Made of Books is a monthly column (partly inspired by hero Roxane Gay) where Christina discusses writing that has been meaningful to her, in one way or another.
I don’t know what compelled me to purchase Lit, Mary Karr’s third memoir, back in 2010. This seriously disappoints me because this book has so profoundly shaped how I think about reading and writing I feel that Lit and me should have some kind of origin story. Instead, I remember curling up on my parents’s sofa, Mary Karr’s sharp humor and gorgeous prose drowning out How I Met Your Mother or the sports my father was watching.
The story picks up where Cherry left off, with 17 year-old Mary Karr in California with a “truck full of extremely stoned surfers.” She refers to them as “my family,” and thus lays out one of the themes of the book— a desire for a stable family, which she didn’t have growing up around the Texas oil fields with two alcoholic parents. What follows is a search for a family, marriage, motherhood, and divorce; Karr’s own struggles with alcoholism; her fraught relationship with her mother. Throughout all of this is the desire to be a poet, to make words her living.
I love this book in part because of the gorgeous writing (Karr describes the sensation of tasting whiskey as how “a poof of sequins went sparking through my middle.”). But I also love it because of the sharp humor she directs at herself, her critical eye never wavering.
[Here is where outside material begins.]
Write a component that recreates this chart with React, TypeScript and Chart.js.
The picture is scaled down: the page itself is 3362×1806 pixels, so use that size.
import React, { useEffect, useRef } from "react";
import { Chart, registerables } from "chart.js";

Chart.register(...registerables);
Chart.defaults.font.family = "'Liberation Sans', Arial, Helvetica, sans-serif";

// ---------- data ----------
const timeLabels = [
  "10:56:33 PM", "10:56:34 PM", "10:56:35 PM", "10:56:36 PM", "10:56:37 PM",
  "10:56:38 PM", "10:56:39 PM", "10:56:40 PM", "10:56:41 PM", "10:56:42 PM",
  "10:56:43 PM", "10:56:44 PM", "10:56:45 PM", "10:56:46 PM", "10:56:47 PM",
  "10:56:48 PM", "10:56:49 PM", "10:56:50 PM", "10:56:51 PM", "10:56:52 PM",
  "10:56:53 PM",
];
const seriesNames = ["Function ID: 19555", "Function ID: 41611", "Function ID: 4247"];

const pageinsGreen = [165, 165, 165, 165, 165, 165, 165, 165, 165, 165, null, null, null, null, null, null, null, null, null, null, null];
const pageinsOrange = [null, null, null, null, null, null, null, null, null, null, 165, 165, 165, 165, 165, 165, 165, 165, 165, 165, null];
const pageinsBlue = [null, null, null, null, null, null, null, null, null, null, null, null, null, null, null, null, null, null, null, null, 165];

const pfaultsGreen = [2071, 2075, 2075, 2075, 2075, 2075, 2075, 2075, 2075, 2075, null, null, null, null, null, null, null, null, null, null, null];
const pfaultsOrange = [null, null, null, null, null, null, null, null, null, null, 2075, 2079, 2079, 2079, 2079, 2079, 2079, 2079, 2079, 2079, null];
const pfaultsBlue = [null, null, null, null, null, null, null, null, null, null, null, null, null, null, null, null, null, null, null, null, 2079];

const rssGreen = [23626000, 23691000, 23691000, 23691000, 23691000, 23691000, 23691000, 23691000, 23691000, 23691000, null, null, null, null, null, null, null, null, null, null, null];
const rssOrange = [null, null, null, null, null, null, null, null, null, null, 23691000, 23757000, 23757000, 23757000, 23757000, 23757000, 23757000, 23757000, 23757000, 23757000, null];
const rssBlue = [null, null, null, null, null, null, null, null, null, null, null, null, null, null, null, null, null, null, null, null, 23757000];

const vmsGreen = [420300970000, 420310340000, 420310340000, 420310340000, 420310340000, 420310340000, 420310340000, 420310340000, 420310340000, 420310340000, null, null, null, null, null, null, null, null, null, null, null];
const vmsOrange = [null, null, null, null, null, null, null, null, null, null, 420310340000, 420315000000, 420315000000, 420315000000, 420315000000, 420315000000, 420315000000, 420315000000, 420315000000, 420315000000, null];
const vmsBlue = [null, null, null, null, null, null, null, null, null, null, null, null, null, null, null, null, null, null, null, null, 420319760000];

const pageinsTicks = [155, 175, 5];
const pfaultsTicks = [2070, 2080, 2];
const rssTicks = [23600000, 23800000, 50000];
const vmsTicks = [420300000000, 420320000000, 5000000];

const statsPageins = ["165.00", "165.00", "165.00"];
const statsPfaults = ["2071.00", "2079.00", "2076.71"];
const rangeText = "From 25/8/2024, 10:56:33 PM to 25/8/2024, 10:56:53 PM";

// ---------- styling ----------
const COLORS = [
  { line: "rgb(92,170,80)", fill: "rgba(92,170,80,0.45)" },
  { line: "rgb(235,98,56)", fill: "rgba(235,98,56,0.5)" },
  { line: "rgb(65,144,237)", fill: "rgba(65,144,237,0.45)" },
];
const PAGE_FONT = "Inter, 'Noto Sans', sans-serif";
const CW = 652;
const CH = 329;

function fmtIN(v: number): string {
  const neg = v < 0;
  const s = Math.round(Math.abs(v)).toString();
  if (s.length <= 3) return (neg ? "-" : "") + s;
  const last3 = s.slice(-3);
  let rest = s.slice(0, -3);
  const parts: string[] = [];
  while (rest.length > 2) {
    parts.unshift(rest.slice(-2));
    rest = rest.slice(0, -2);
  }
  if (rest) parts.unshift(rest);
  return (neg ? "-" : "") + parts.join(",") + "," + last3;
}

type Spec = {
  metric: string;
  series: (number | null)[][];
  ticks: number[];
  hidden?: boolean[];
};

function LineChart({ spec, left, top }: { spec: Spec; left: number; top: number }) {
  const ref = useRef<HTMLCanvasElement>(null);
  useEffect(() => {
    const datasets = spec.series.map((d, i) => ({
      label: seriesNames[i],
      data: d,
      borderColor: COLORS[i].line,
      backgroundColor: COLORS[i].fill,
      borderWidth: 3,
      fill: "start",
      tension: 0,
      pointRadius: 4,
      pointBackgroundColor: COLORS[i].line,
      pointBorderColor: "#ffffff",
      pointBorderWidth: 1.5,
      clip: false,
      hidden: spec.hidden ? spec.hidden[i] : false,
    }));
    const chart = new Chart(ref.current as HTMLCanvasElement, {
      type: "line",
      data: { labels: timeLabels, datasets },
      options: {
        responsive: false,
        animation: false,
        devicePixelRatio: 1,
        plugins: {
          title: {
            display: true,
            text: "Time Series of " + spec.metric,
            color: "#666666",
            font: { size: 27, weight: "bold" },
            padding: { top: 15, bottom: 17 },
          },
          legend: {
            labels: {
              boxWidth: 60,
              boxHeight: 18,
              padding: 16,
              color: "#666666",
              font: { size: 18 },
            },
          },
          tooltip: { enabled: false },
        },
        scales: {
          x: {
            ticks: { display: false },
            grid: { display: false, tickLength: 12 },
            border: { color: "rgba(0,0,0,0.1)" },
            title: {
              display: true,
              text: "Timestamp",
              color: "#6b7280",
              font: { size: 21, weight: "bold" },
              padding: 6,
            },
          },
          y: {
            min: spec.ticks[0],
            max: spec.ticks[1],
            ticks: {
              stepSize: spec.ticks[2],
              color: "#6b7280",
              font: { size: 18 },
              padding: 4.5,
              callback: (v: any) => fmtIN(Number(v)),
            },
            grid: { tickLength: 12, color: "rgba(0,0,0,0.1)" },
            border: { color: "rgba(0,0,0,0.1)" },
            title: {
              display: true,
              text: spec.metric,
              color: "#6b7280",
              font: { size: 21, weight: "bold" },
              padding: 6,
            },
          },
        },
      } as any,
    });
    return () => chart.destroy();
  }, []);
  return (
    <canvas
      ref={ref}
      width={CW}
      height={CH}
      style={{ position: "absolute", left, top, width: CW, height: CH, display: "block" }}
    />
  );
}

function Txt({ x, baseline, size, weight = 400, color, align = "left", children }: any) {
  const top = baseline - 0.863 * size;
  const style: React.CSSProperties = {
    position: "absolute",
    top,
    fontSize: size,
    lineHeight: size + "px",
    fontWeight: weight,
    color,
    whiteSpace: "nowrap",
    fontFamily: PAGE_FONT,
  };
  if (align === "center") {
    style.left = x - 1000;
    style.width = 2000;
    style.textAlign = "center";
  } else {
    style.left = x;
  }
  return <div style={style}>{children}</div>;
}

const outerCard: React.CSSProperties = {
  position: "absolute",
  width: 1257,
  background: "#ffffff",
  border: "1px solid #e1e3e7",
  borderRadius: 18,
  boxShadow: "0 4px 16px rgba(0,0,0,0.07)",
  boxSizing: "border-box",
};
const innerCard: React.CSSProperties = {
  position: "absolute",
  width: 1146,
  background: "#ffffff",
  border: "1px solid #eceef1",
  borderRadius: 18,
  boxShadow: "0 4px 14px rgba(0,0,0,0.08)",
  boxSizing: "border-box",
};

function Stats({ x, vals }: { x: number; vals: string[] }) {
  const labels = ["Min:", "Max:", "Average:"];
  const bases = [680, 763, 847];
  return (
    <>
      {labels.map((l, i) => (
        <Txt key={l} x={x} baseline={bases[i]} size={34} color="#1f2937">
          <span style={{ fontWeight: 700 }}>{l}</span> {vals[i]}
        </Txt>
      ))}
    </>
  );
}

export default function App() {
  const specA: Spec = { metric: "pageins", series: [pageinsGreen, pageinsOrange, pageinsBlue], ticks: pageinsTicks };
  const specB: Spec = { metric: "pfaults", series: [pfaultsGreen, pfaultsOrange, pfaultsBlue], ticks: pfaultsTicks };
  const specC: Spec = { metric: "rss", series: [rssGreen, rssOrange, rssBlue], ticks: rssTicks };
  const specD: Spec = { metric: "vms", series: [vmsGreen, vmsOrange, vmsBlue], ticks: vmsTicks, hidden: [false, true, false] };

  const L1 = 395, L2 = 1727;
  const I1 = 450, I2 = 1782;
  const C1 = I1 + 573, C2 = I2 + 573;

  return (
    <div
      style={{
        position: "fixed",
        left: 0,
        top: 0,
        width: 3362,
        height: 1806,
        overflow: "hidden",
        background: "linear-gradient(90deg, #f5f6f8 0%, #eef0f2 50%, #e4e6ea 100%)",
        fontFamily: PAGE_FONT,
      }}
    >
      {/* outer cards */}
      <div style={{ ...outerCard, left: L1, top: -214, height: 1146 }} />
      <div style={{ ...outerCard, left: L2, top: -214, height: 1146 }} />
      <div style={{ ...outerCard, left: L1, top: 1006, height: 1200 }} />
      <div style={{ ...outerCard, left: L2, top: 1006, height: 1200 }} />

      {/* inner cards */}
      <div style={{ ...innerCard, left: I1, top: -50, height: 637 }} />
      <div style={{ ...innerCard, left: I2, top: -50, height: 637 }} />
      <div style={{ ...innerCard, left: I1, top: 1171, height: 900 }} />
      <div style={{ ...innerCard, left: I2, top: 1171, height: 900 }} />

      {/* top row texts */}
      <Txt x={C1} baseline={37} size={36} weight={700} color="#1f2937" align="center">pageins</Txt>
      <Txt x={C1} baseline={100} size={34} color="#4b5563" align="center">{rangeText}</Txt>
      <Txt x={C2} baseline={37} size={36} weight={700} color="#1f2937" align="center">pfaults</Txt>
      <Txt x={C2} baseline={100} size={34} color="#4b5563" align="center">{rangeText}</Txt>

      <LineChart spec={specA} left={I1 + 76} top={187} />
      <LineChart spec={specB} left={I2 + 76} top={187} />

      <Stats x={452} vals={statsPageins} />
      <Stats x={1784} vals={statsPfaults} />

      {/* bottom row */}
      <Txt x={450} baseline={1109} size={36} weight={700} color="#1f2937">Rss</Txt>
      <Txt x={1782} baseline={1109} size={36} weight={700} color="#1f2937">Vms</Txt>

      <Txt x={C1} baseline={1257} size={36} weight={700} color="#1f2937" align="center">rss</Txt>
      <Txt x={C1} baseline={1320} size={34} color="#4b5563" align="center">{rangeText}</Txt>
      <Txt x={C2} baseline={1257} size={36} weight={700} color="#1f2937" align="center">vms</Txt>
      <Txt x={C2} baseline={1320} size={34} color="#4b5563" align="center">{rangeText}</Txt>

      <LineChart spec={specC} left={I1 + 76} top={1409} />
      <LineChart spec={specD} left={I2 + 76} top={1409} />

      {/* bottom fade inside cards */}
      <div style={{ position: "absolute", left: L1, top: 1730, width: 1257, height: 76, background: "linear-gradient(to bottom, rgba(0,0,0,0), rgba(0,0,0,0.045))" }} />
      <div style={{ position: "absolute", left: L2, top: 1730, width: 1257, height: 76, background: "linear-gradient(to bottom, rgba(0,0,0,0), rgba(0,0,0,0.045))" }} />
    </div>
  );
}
In one uncomfortably funny scene on being drunk, she’s in a bathtub in a hotel room holding mini bottles of Jack Daniels (thus prompting the observation that “a maxibar is clearly what’s called for”), her suit from her daytime consulting gig still on, her pantyhose twisted around (“the black unwashed soles gross me out”). The Loyola men’s basketball team throws a tennis ball that rattles her door. “You grisly fuckers!” she hollers at them.
Plenty of other passages broke my heart: “In sobriety, I haven’t so much gone insane as awakened to the depth and breadth of my preexisting insanity, a bone-deep sadness or a sense of having been a mistake.”
But in addition to this bone-deep sadness is this bone-deep desire to be a poet. I also experience that feeling, that magnetic pull toward literature. For the foreseeable future, books are as close as we’ll get to being able to understand the thoughts knocking around inside another person’s skull. The good books, fiction or not, shine a light into all the contradictions and ugliness and lightness that make us human. In so doing, they offer readers a glimpse of another life. It’s in this space that empathy grows.
Mary Karr shined a bright light on herself and I learned a lot from her about alcoholism, yes, but also about guilt and forgiveness and gratitude. I learned about passion and how important stories are in shaping us as individuals, whether they come from a book or from the mouth of a parent. Stories matter and we are constantly molded by them. Early on in the book, Karr wrote how “words warranted my devotion— not drugs, not boys. That’s why I clung to the myth that poetry could somehow magically still my scrambled innards.”
Myth indeed. Words weren’t exactly what unscrambled those innards or helped her to finally maintain sobriety, but they were there every step of the way. For many of us, the desire to tell our own stories is deep and the path to telling them is riddled with a myriad of obstacles. But in the end, Mary Karr shows how to tell a true story bravely and boldly, or in the words of Cheryl Strayed, to “write like a motherfucker.”
*Image via Emotichew
Shelley
I’ve not read a book in many a year (I shamefully admit) So I am unfamiliar with Mary Karr. What I am familiar with is your writing, dear Christina. Whether in poetry or as a masterful critique. I love to read your reaction to a book, a few lines of prose or a delectable meal or even a delightful beverage. What intrigued me the most about your review of Mary Karr’s ‘A Memoir’ is summed up beautifully by your insightful 5th paragraph,
“But in addition to this bone-deep sadness is this bone-deep desire to be a poet. I also experience that feeling, that magnetic pull toward literature. For the foreseeable future, books are as close as we’ll get to being able to understand the thoughts knocking around inside another person’s skull. The good books, fiction or not, shine a light into all the contradictions and ugliness and lightness that make us human. In so doing, they offer readers a glimpse of another life. It’s in this space that empathy grows.”
As an author, I imagine you would have given Mary Karr one of the biggest smiles of her career…. a reaction of empathy expressed in words brought on by what was felt from reading about another life. Excellent!
Christina Brandon
Thank you for your kind words, Shelley! I’m all smiles.